November 3, 2010 | Posted in : Fee Award, Fee Award Factors, Fee Entitlement / Recoverability, Fee Issues on Appeal, Prevailing Party Issues

A recent NLJ story, “Massachusetts Challenges Fee Award in a Case the Settled Pretrial” reports that the U.S. Court of Appeals for the First Circuit heard oral arguments in Hutchison v. Patrick, a case concerning whether plaintiffs' lawyers should have been awarded $780,000 in attorney fees by the district court.  The state’s position is that a pretrial settlement of a class action means plaintiffs, people with brain injuries in nursing homes are not “prevailing parties”; thus the state doesn’t need to pay reimbursements for fees racked up by the plaintiffs, who sued over the state’s services.

Plaintiffs’ lawyers, Wilmer Cutler Pickering Hale & Dorr LLP and the Center for Public Representation filed a class action against the state in May 2007 for violating the Americans with Disabilities Act and other federal laws.  The parties began settlement talks that October and reached a final agreement in May 2008, which the district court approved in September 2008.  The settlement (pdf) calls for the state to expand certain home and community-based services for Massachusetts with brain injuries.  The agreement calls for the case to be dismissed “only after defendants have performed certain defined obligations and are in ‘substantial compliance’.  If the state fails to meet certain obligations, the agreement allows the plaintiffs to return to court.

Assistant Attorney General Jennifer Grace Miller argued that the legal concept of prevailing party has “a long-standing and specific legal meaning.”  In order to be entitled to fee reimbursement, prevailing parties “must obtain some form of judicial relief.”  Senior Judge Bruce Selya told Miller that, by that logic, most consent decrees would not result in prevailing party. “There’s got to be something more than the mechanics,” Selya said.  “You’ve got to look at this case in terms of the three characteristics that we say in Aranov would be necessary to confer prevailing party status.”

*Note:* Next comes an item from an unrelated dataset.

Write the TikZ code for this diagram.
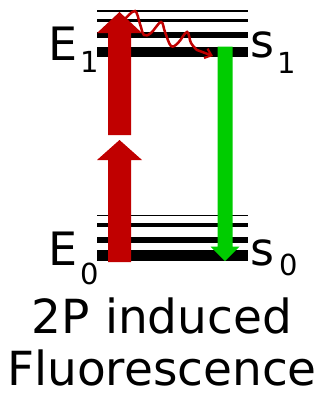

In Aranov v. Napolitano (pdf), a 2009 First Circuit ruling, laid out three factors for determining a prevailing party: first, whether the court order changes the parties’ legal relationship; second, whether there’s an appraisal of the merits of the order in question, such as a proposed class action settlement; and third, whether the parties are obligated to comply and whether there will be judicial oversight to enforce the obligation.